09/12/2019 09:40:42 AM


I was in between classes when it became clear that there was an attack on the World Trade Center buildings in New York. I remember passing by the Senior Lounge, a room in our school that had a television with cable that was packed with students and teachers taking in the news. Later in the day we heard news of a crash in Pennsylvania and at the Pentagon. I remember my friends being picked up from school early. I remember the shock, the fear, the patriotism.

This week in Parshat Ki Tetzei, we are tasked with remembering Amalek. Like the terrorists of September 11, 2001, the Amalekites launched a surprise attack.
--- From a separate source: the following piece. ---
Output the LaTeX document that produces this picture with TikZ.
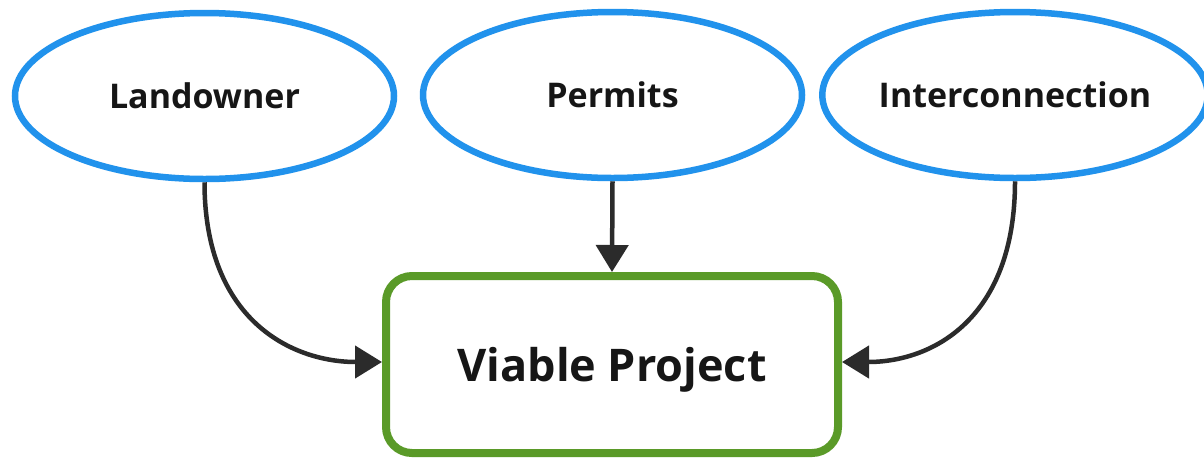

Directed against the Israelites in the wilderness, the Amalekites attacked from the rear, targeting those who were most tired. Rabbinic midrash explains that when the Israelites marched, the elderly, sick, and those who couldn’t move as quickly would accumulate towards the rear of the march. And thus, when the Amalekites attacked from behind, it earned them a level of enmity far more severe than even that of the Egyptians and the Edomites – the classic enemies of the Israelites. “Blot out the memory of Amalek from under heaven. Do not forget!” (Deuteronomy 25:19).
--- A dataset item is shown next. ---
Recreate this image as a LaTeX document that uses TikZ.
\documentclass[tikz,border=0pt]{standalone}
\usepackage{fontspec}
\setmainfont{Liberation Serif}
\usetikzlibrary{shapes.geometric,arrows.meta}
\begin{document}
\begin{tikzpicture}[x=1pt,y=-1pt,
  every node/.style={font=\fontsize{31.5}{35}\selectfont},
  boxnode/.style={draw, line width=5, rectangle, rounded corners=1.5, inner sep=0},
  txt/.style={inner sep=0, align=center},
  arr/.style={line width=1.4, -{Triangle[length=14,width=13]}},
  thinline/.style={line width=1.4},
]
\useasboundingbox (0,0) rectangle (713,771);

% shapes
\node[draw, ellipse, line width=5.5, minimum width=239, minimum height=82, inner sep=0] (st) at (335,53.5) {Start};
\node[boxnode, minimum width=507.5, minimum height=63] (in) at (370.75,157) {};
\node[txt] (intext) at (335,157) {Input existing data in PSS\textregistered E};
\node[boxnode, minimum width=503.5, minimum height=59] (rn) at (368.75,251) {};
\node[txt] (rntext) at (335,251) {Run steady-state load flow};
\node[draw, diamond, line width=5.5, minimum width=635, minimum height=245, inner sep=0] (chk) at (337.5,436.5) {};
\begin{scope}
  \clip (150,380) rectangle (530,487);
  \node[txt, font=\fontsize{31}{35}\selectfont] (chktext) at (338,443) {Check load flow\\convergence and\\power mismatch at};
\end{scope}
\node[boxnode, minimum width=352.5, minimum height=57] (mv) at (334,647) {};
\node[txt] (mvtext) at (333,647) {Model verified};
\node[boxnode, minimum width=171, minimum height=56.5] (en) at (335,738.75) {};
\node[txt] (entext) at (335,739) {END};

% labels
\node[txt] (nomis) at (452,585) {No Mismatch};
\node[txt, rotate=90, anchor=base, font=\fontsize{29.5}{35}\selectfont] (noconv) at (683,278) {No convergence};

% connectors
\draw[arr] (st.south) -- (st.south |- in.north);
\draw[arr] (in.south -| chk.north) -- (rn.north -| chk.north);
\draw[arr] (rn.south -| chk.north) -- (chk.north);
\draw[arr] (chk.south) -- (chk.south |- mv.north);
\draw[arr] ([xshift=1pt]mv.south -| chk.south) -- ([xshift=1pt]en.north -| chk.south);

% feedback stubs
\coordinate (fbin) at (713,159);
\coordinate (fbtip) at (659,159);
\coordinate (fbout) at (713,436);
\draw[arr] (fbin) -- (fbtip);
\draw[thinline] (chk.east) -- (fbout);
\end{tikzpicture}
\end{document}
But as tragic as it was for Amalek to cowardly attack the innocent and weaker Israelites, our tradition also lament how the Amalekites poisoned the Israelites optimism and idealism. Full of the hope of freedom, the Israelites could almost imagine the possibilities of the future. And then the Amalekites attacked, and took that away from them.

As I reflect on the past eighteen years following that terror attack, I can begin to see the legacy that this war on terrorism has had for our country. The optimism that celebrated the American cultural melting pot has sobered, and more and more, the pride of being a nation built of immigrants has been replaced with nationalism. Like Amalek, the September 11th terrorists brought us an unwanted reminder of the hate in the world, and the work we must do to preserve our ideals. However, when Amalek attacked the Israelites, the Israelites lost their optimism. If we truly can remember Amalek, and internalize the lessons of the story, then perhaps we can learn not to let these types of attacks define us. Perhaps we can live in security without compromising our values. When we metaphorically travel, perhaps we can work to assist those who are lagging behind. As we plan for the future, perhaps we can bring more vigilance. If we can do these things, then perhaps we can then say that we remember Amalek.